Bereits im Juli 2009 hatte die unter dem Oberbefehl von Premierminister Nuri al-Maliki stehende irakische Armee Ashraf attackiert, damals kamen mindestens elf Flüchtlinge ums Leben. Die filmische Dokumentation ihrer Taten hat die Soldaten auch diesmal offensichtlich keineswegs zur Zurückhaltung veranlasst. Nach Angaben des Nationalen Widerstandsrates des Iran, dem die MEK und verbündete Gruppen angehören, wurden 300 Lagerbewohner bei dem Angriff verletzt, sie könnten wegen einer seit Jahren andauernden Blockade medizinischer Hilfslieferungen nicht adäquat behandelt werden.

Die MEK wurden 1965 als gegen die Herrschaft des Schahs kämpfende Gruppe gegründet, ihre Ideologie basierte auf einer Mischung von Sozialismus und Reformislam. Die Volksmujahedin unterstützten die Errichtung einer Islamischen Republik im Iran. Allerdings führte ihre Ablehnung des khomeinistischen Prinzips der velayat-e faqih (Herrschaft des obersten Rechtsgelehrten) zum Bruch mit dem neuen Regime. 1981 nahm die Organisation den bewaffneten Kampf gegen die Islamische Republik auf, ihre Anführer flohen ins Exil nach Paris. Nach ihrer Ausweisung aus Frankreich nahmen sie Saddam Husseins Angebot zur Aufnahme im Irak an.
Im Jahr 2002 brachte die MEK mit Enthüllungen über das geheime Atomprogramm das iranische Regime in Bedrängnis. Nach dem Sieg der US-Armee ließ sich die Organisation entwaffnen, ihre Mitglieder standen fortan im Rahmen der 4. Genfer Flüchtlingskonvention unter dem Schutz der US-Truppen. Im Januar 2009 übergaben die USA die Hoheit über das Lager jedoch der irakischen Regierung, die seither mit verschiedenen Druckmitteln versuchte, es aufzulösen und die Bewohner zu deportieren.

Maliki wurde mit iranischer Unterstützung Premierminister, seine Regierung unterhält gute Beziehungen zum Regime des Nachbarlands, das in den MEK immer noch einen gefährlichen Gegner sieht. Nach Angaben der MEK waren Mitglieder der iranischen Quds-Brigaden am Angriff auf Ashraf beteiligt. Die Quds-Brigaden sind direkt dem religiösen Führer Ali Khamenei unterstellte Elitetruppen, die für terroristische Auslandsaktionen eingesetzt werden. Der Name Quds (Jerusalem) steht für das Ziel des iranischen Regimes, Israel zu vernichten.
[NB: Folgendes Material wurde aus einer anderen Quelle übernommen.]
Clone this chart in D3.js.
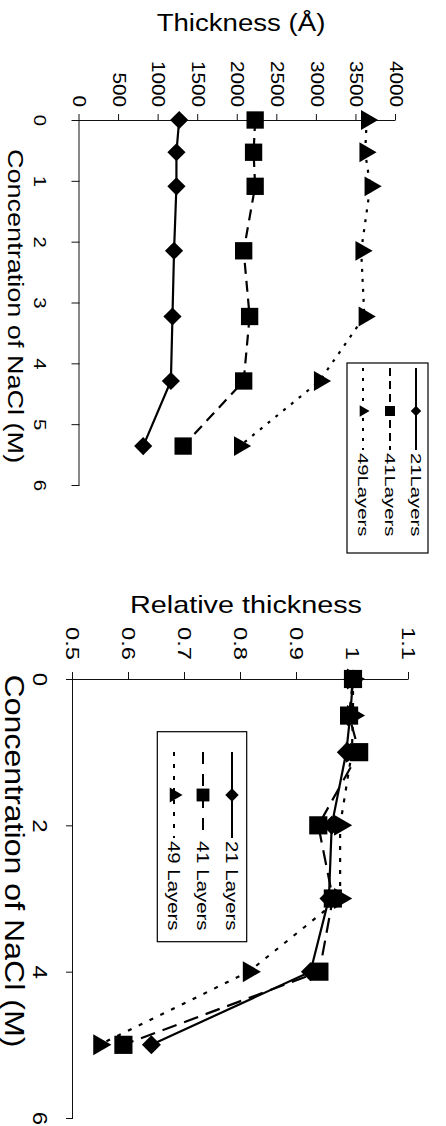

Die Islamische Republik kann sich darauf berufen, dass auch die USA und die EU die Volksmujahedin auf ihre Terrorlisten gesetzt haben. Die EU musste diese Einstufung nach einem Urteil des Europäischen Gerichtshofs zurücknehmen. Nach Angaben des ehemaligen FBI-Direktors Louis Freeh lag der Grund für die Aufnahme der MEK in die Liste im Jahr 1997 in dem Versuch, mit einer solchen »Geste des guten Willens« für Entspannung in den Beziehungen zum Iran zu sorgen. Die Aufrechterhaltung dieser Einstufung trotz der längst gescheiterten Verhandlungen basiere auf der Illusion, man könne sich damit die Zurückhaltung des iranischen Regimes bei seinen Terroraktivitäten im Irak erkaufen.
Sowohl beim Überfall im Sommer 2009 als auch am 8. April war der US-Verteidigungsmi­nister Robert Gates im Irak anwesend. Eine Absprache ist nicht auszuschließen, möglich ist aber auch, dass Maliki den Zeitpunkt für günstig hielt. Zwingt er doch die USA, das Massaker her­unterzuspielen, um nicht als hilf- und einflusslose Besatzungsmacht dazustehen. Die Rechnung scheint aufzugehen, öffentlichen Druck auf Maliki hat die US-Regierung bisher vermieden, es blieb bei der vagen Mahnung, Zurückhaltung zu üben.